● Short exercise:
Retype the whole listing, please, keeping every line exact and dropping the pictures.

● Recorded information:
::::

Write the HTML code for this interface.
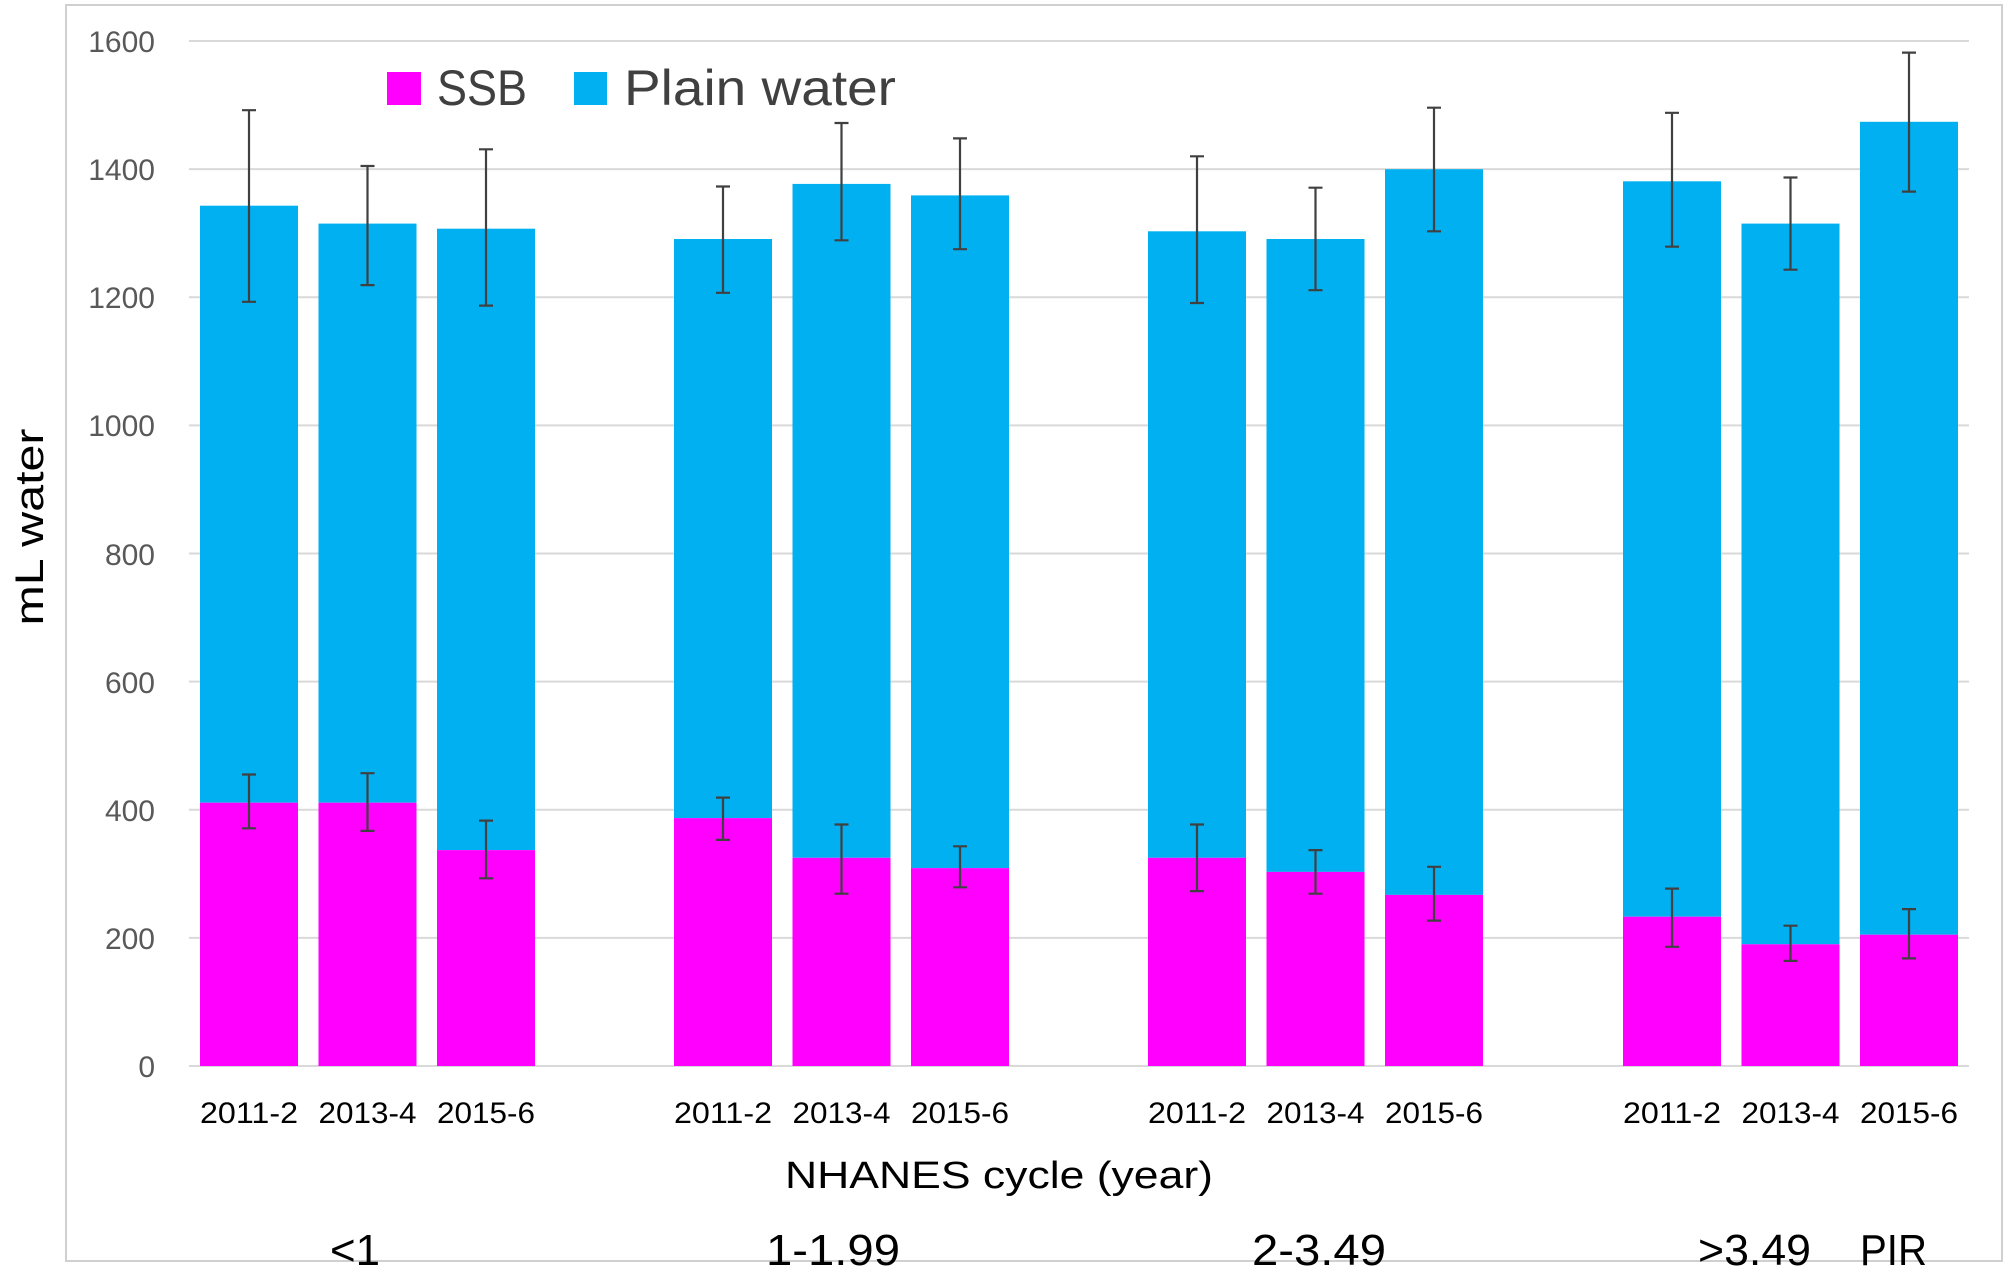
<!DOCTYPE html>
<html><head><meta charset="utf-8"><style>
html,body{margin:0;padding:0;background:#fff;}
svg{display:block;}
</style></head><body>
<svg width="2008" height="1271" viewBox="0 0 2008 1271" xmlns="http://www.w3.org/2000/svg" font-family="Liberation Sans, sans-serif">
<rect x="0" y="0" width="2008" height="1271" fill="#fff"/>
<rect x="66" y="5" width="1936" height="1256" fill="none" stroke="#d0d0d0" stroke-width="2"/>
<g stroke="#d9d9d9" stroke-width="2">
<line x1="189" x2="1969" y1="1066" y2="1066"/>
<line x1="189" x2="1969" y1="937.9" y2="937.9"/>
<line x1="189" x2="1969" y1="809.8" y2="809.8"/>
<line x1="189" x2="1969" y1="681.6" y2="681.6"/>
<line x1="189" x2="1969" y1="553.5" y2="553.5"/>
<line x1="189" x2="1969" y1="425.4" y2="425.4"/>
<line x1="189" x2="1969" y1="297.3" y2="297.3"/>
<line x1="189" x2="1969" y1="169.1" y2="169.1"/>
<line x1="189" x2="1969" y1="41" y2="41"/>
</g>
<g fill="#595959" font-size="30" text-anchor="end">
<text x="155" y="1077">0</text>
<text x="155" y="949">200</text>
<text x="155" y="821">400</text>
<text x="155" y="693">600</text>
<text x="155" y="565">800</text>
<text x="155" y="436">1000</text>
<text x="155" y="308">1200</text>
<text x="155" y="180">1400</text>
<text x="155" y="52">1600</text>
</g>
<text transform="translate(43,527) rotate(-90)" text-anchor="middle" font-size="40" fill="#000" textLength="197" lengthAdjust="spacingAndGlyphs">mL water</text>
<g fill="#00B0F0">
<rect x="200" y="205.7" width="98" height="597"/>
<rect x="318.5" y="223.6" width="98" height="579.1"/>
<rect x="437" y="228.7" width="98" height="621.4"/>
<rect x="674" y="239" width="98" height="579.1"/>
<rect x="792.5" y="183.9" width="98" height="673.9"/>
<rect x="911" y="195.4" width="98" height="672.7"/>
<rect x="1148" y="231.3" width="98" height="626.5"/>
<rect x="1266.5" y="239" width="98" height="632.9"/>
<rect x="1385" y="169.2" width="98" height="725.7"/>
<rect x="1623" y="181.3" width="98" height="735.4"/>
<rect x="1741.5" y="223.6" width="98" height="720.7"/>
<rect x="1860" y="121.8" width="98" height="812.9"/>
</g>
<g fill="#FF00FF">
<rect x="200" y="802.7" width="98" height="263.3"/>
<rect x="318.5" y="802.7" width="98" height="263.3"/>
<rect x="437" y="850.1" width="98" height="215.9"/>
<rect x="674" y="818.1" width="98" height="247.9"/>
<rect x="792.5" y="857.8" width="98" height="208.2"/>
<rect x="911" y="868.1" width="98" height="197.9"/>
<rect x="1148" y="857.8" width="98" height="208.2"/>
<rect x="1266.5" y="871.9" width="98" height="194.1"/>
<rect x="1385" y="894.9" width="98" height="171.1"/>
<rect x="1623" y="916.7" width="98" height="149.3"/>
<rect x="1741.5" y="944.3" width="98" height="121.7"/>
<rect x="1860" y="934.7" width="98" height="131.3"/>
</g>
<g stroke="#404040" stroke-width="2.2" fill="none">
<path d="M249 110.2V301.8M242 110.2H256M242 301.8H256"/>
<path d="M367.5 166V285.1M360.5 166H374.5M360.5 285.1H374.5"/>
<path d="M486 149.3V305.6M479 149.3H493M479 305.6H493"/>
<path d="M723 186.5V292.8M716 186.5H730M716 292.8H730"/>
<path d="M841.5 123V240.3M834.5 123H848.5M834.5 240.3H848.5"/>
<path d="M960 138.4V249.2M953 138.4H967M953 249.2H967"/>
<path d="M1197 156.3V303M1190 156.3H1204M1190 303H1204"/>
<path d="M1315.5 187.7V290.2M1308.5 187.7H1322.5M1308.5 290.2H1322.5"/>
<path d="M1434 107.7V231.3M1427 107.7H1441M1427 231.3H1441"/>
<path d="M1672 112.8V246.7M1665 112.8H1679M1665 246.7H1679"/>
<path d="M1790.5 177.5V269.7M1783.5 177.5H1797.5M1783.5 269.7H1797.5"/>
<path d="M1909 52.6V191.6M1902 52.6H1916M1902 191.6H1916"/>
<path d="M249 774.5V828.3M242 774.5H256M242 828.3H256"/>
<path d="M367.5 773.2V830.9M360.5 773.2H374.5M360.5 830.9H374.5"/>
<path d="M486 820.6V878.3M479 820.6H493M479 878.3H493"/>
<path d="M723 797.6V839.9M716 797.6H730M716 839.9H730"/>
<path d="M841.5 824.5V893.7M834.5 824.5H848.5M834.5 893.7H848.5"/>
<path d="M960 846.3V887.3M953 846.3H967M953 887.3H967"/>
<path d="M1197 824.5V891.1M1190 824.5H1204M1190 891.1H1204"/>
<path d="M1315.5 850.1V893.7M1308.5 850.1H1322.5M1308.5 893.7H1322.5"/>
<path d="M1434 866.8V920.6M1427 866.8H1441M1427 920.6H1441"/>
<path d="M1672 888.6V946.8M1665 888.6H1679M1665 946.8H1679"/>
<path d="M1790.5 925.7V960.9M1783.5 925.7H1797.5M1783.5 960.9H1797.5"/>
<path d="M1909 909.1V958.4M1902 909.1H1916M1902 958.4H1916"/>
</g>
<rect x="387" y="72" width="34" height="33" fill="#FF00FF"/>
<text x="437" y="105" font-size="50" fill="#404040" textLength="90" lengthAdjust="spacingAndGlyphs">SSB</text>
<rect x="574" y="72" width="33" height="33" fill="#00B0F0"/>
<text x="624" y="105" font-size="50" fill="#404040" textLength="272" lengthAdjust="spacingAndGlyphs">Plain water</text>
<g font-size="30" fill="#000" text-anchor="middle">
<text x="249" y="1123" textLength="98" lengthAdjust="spacingAndGlyphs">2011-2</text>
<text x="367.5" y="1123" textLength="98" lengthAdjust="spacingAndGlyphs">2013-4</text>
<text x="486" y="1123" textLength="98" lengthAdjust="spacingAndGlyphs">2015-6</text>
<text x="723" y="1123" textLength="98" lengthAdjust="spacingAndGlyphs">2011-2</text>
<text x="841.5" y="1123" textLength="98" lengthAdjust="spacingAndGlyphs">2013-4</text>
<text x="960" y="1123" textLength="98" lengthAdjust="spacingAndGlyphs">2015-6</text>
<text x="1197" y="1123" textLength="98" lengthAdjust="spacingAndGlyphs">2011-2</text>
<text x="1315.5" y="1123" textLength="98" lengthAdjust="spacingAndGlyphs">2013-4</text>
<text x="1434" y="1123" textLength="98" lengthAdjust="spacingAndGlyphs">2015-6</text>
<text x="1672" y="1123" textLength="98" lengthAdjust="spacingAndGlyphs">2011-2</text>
<text x="1790.5" y="1123" textLength="98" lengthAdjust="spacingAndGlyphs">2013-4</text>
<text x="1909" y="1123" textLength="98" lengthAdjust="spacingAndGlyphs">2015-6</text>
</g>
<text x="999" y="1188" font-size="38" text-anchor="middle" fill="#000" textLength="428" lengthAdjust="spacingAndGlyphs">NHANES cycle (year)</text>
<g font-size="44" fill="#000">
<text x="330" y="1265" textLength="50" lengthAdjust="spacingAndGlyphs">&lt;1</text>
<text x="766" y="1265" textLength="134" lengthAdjust="spacingAndGlyphs">1-1.99</text>
<text x="1252" y="1265" textLength="134" lengthAdjust="spacingAndGlyphs">2-3.49</text>
<text x="1698" y="1265" textLength="113" lengthAdjust="spacingAndGlyphs">&gt;3.49</text>
<text x="1860" y="1265" textLength="67" lengthAdjust="spacingAndGlyphs">PIR</text>
</g>
</svg>
</body></html>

::::

● Response below:
Write the HTML code for this interface.
<!DOCTYPE html>
<html><head><meta charset="utf-8"><style>
html,body{margin:0;padding:0;background:#fff;}
svg{display:block;}
</style></head><body>
<svg width="2008" height="1271" viewBox="0 0 2008 1271" xmlns="http://www.w3.org/2000/svg" font-family="Liberation Sans, sans-serif">
<rect x="0" y="0" width="2008" height="1271" fill="#fff"/>
<rect x="66" y="5" width="1936" height="1256" fill="none" stroke="#d0d0d0" stroke-width="2"/>
<g stroke="#d9d9d9" stroke-width="2">
<line x1="189" x2="1969" y1="1066" y2="1066"/>
<line x1="189" x2="1969" y1="937.9" y2="937.9"/>
<line x1="189" x2="1969" y1="809.8" y2="809.8"/>
<line x1="189" x2="1969" y1="681.6" y2="681.6"/>
<line x1="189" x2="1969" y1="553.5" y2="553.5"/>
<line x1="189" x2="1969" y1="425.4" y2="425.4"/>
<line x1="189" x2="1969" y1="297.3" y2="297.3"/>
<line x1="189" x2="1969" y1="169.1" y2="169.1"/>
<line x1="189" x2="1969" y1="41" y2="41"/>
</g>
<g fill="#595959" font-size="30" text-anchor="end">
<text x="155" y="1077">0</text>
<text x="155" y="949">200</text>
<text x="155" y="821">400</text>
<text x="155" y="693">600</text>
<text x="155" y="565">800</text>
<text x="155" y="436">1000</text>
<text x="155" y="308">1200</text>
<text x="155" y="180">1400</text>
<text x="155" y="52">1600</text>
</g>
<text transform="translate(43,527) rotate(-90)" text-anchor="middle" font-size="40" fill="#000" textLength="197" lengthAdjust="spacingAndGlyphs">mL water</text>
<g fill="#00B0F0">
<rect x="200" y="205.7" width="98" height="597"/>
<rect x="318.5" y="223.6" width="98" height="579.1"/>
<rect x="437" y="228.7" width="98" height="621.4"/>
<rect x="674" y="239" width="98" height="579.1"/>
<rect x="792.5" y="183.9" width="98" height="673.9"/>
<rect x="911" y="195.4" width="98" height="672.7"/>
<rect x="1148" y="231.3" width="98" height="626.5"/>
<rect x="1266.5" y="239" width="98" height="632.9"/>
<rect x="1385" y="169.2" width="98" height="725.7"/>
<rect x="1623" y="181.3" width="98" height="735.4"/>
<rect x="1741.5" y="223.6" width="98" height="720.7"/>
<rect x="1860" y="121.8" width="98" height="812.9"/>
</g>
<g fill="#FF00FF">
<rect x="200" y="802.7" width="98" height="263.3"/>
<rect x="318.5" y="802.7" width="98" height="263.3"/>
<rect x="437" y="850.1" width="98" height="215.9"/>
<rect x="674" y="818.1" width="98" height="247.9"/>
<rect x="792.5" y="857.8" width="98" height="208.2"/>
<rect x="911" y="868.1" width="98" height="197.9"/>
<rect x="1148" y="857.8" width="98" height="208.2"/>
<rect x="1266.5" y="871.9" width="98" height="194.1"/>
<rect x="1385" y="894.9" width="98" height="171.1"/>
<rect x="1623" y="916.7" width="98" height="149.3"/>
<rect x="1741.5" y="944.3" width="98" height="121.7"/>
<rect x="1860" y="934.7" width="98" height="131.3"/>
</g>
<g stroke="#404040" stroke-width="2.2" fill="none">
<path d="M249 110.2V301.8M242 110.2H256M242 301.8H256"/>
<path d="M367.5 166V285.1M360.5 166H374.5M360.5 285.1H374.5"/>
<path d="M486 149.3V305.6M479 149.3H493M479 305.6H493"/>
<path d="M723 186.5V292.8M716 186.5H730M716 292.8H730"/>
<path d="M841.5 123V240.3M834.5 123H848.5M834.5 240.3H848.5"/>
<path d="M960 138.4V249.2M953 138.4H967M953 249.2H967"/>
<path d="M1197 156.3V303M1190 156.3H1204M1190 303H1204"/>
<path d="M1315.5 187.7V290.2M1308.5 187.7H1322.5M1308.5 290.2H1322.5"/>
<path d="M1434 107.7V231.3M1427 107.7H1441M1427 231.3H1441"/>
<path d="M1672 112.8V246.7M1665 112.8H1679M1665 246.7H1679"/>
<path d="M1790.5 177.5V269.7M1783.5 177.5H1797.5M1783.5 269.7H1797.5"/>
<path d="M1909 52.6V191.6M1902 52.6H1916M1902 191.6H1916"/>
<path d="M249 774.5V828.3M242 774.5H256M242 828.3H256"/>
<path d="M367.5 773.2V830.9M360.5 773.2H374.5M360.5 830.9H374.5"/>
<path d="M486 820.6V878.3M479 820.6H493M479 878.3H493"/>
<path d="M723 797.6V839.9M716 797.6H730M716 839.9H730"/>
<path d="M841.5 824.5V893.7M834.5 824.5H848.5M834.5 893.7H848.5"/>
<path d="M960 846.3V887.3M953 846.3H967M953 887.3H967"/>
<path d="M1197 824.5V891.1M1190 824.5H1204M1190 891.1H1204"/>
<path d="M1315.5 850.1V893.7M1308.5 850.1H1322.5M1308.5 893.7H1322.5"/>
<path d="M1434 866.8V920.6M1427 866.8H1441M1427 920.6H1441"/>
<path d="M1672 888.6V946.8M1665 888.6H1679M1665 946.8H1679"/>
<path d="M1790.5 925.7V960.9M1783.5 925.7H1797.5M1783.5 960.9H1797.5"/>
<path d="M1909 909.1V958.4M1902 909.1H1916M1902 958.4H1916"/>
</g>
<rect x="387" y="72" width="34" height="33" fill="#FF00FF"/>
<text x="437" y="105" font-size="50" fill="#404040" textLength="90" lengthAdjust="spacingAndGlyphs">SSB</text>
<rect x="574" y="72" width="33" height="33" fill="#00B0F0"/>
<text x="624" y="105" font-size="50" fill="#404040" textLength="272" lengthAdjust="spacingAndGlyphs">Plain water</text>
<g font-size="30" fill="#000" text-anchor="middle">
<text x="249" y="1123" textLength="98" lengthAdjust="spacingAndGlyphs">2011-2</text>
<text x="367.5" y="1123" textLength="98" lengthAdjust="spacingAndGlyphs">2013-4</text>
<text x="486" y="1123" textLength="98" lengthAdjust="spacingAndGlyphs">2015-6</text>
<text x="723" y="1123" textLength="98" lengthAdjust="spacingAndGlyphs">2011-2</text>
<text x="841.5" y="1123" textLength="98" lengthAdjust="spacingAndGlyphs">2013-4</text>
<text x="960" y="1123" textLength="98" lengthAdjust="spacingAndGlyphs">2015-6</text>
<text x="1197" y="1123" textLength="98" lengthAdjust="spacingAndGlyphs">2011-2</text>
<text x="1315.5" y="1123" textLength="98" lengthAdjust="spacingAndGlyphs">2013-4</text>
<text x="1434" y="1123" textLength="98" lengthAdjust="spacingAndGlyphs">2015-6</text>
<text x="1672" y="1123" textLength="98" lengthAdjust="spacingAndGlyphs">2011-2</text>
<text x="1790.5" y="1123" textLength="98" lengthAdjust="spacingAndGlyphs">2013-4</text>
<text x="1909" y="1123" textLength="98" lengthAdjust="spacingAndGlyphs">2015-6</text>
</g>
<text x="999" y="1188" font-size="38" text-anchor="middle" fill="#000" textLength="428" lengthAdjust="spacingAndGlyphs">NHANES cycle (year)</text>
<g font-size="44" fill="#000">
<text x="330" y="1265" textLength="50" lengthAdjust="spacingAndGlyphs">&lt;1</text>
<text x="766" y="1265" textLength="134" lengthAdjust="spacingAndGlyphs">1-1.99</text>
<text x="1252" y="1265" textLength="134" lengthAdjust="spacingAndGlyphs">2-3.49</text>
<text x="1698" y="1265" textLength="113" lengthAdjust="spacingAndGlyphs">&gt;3.49</text>
<text x="1860" y="1265" textLength="67" lengthAdjust="spacingAndGlyphs">PIR</text>
</g>
</svg>
</body></html>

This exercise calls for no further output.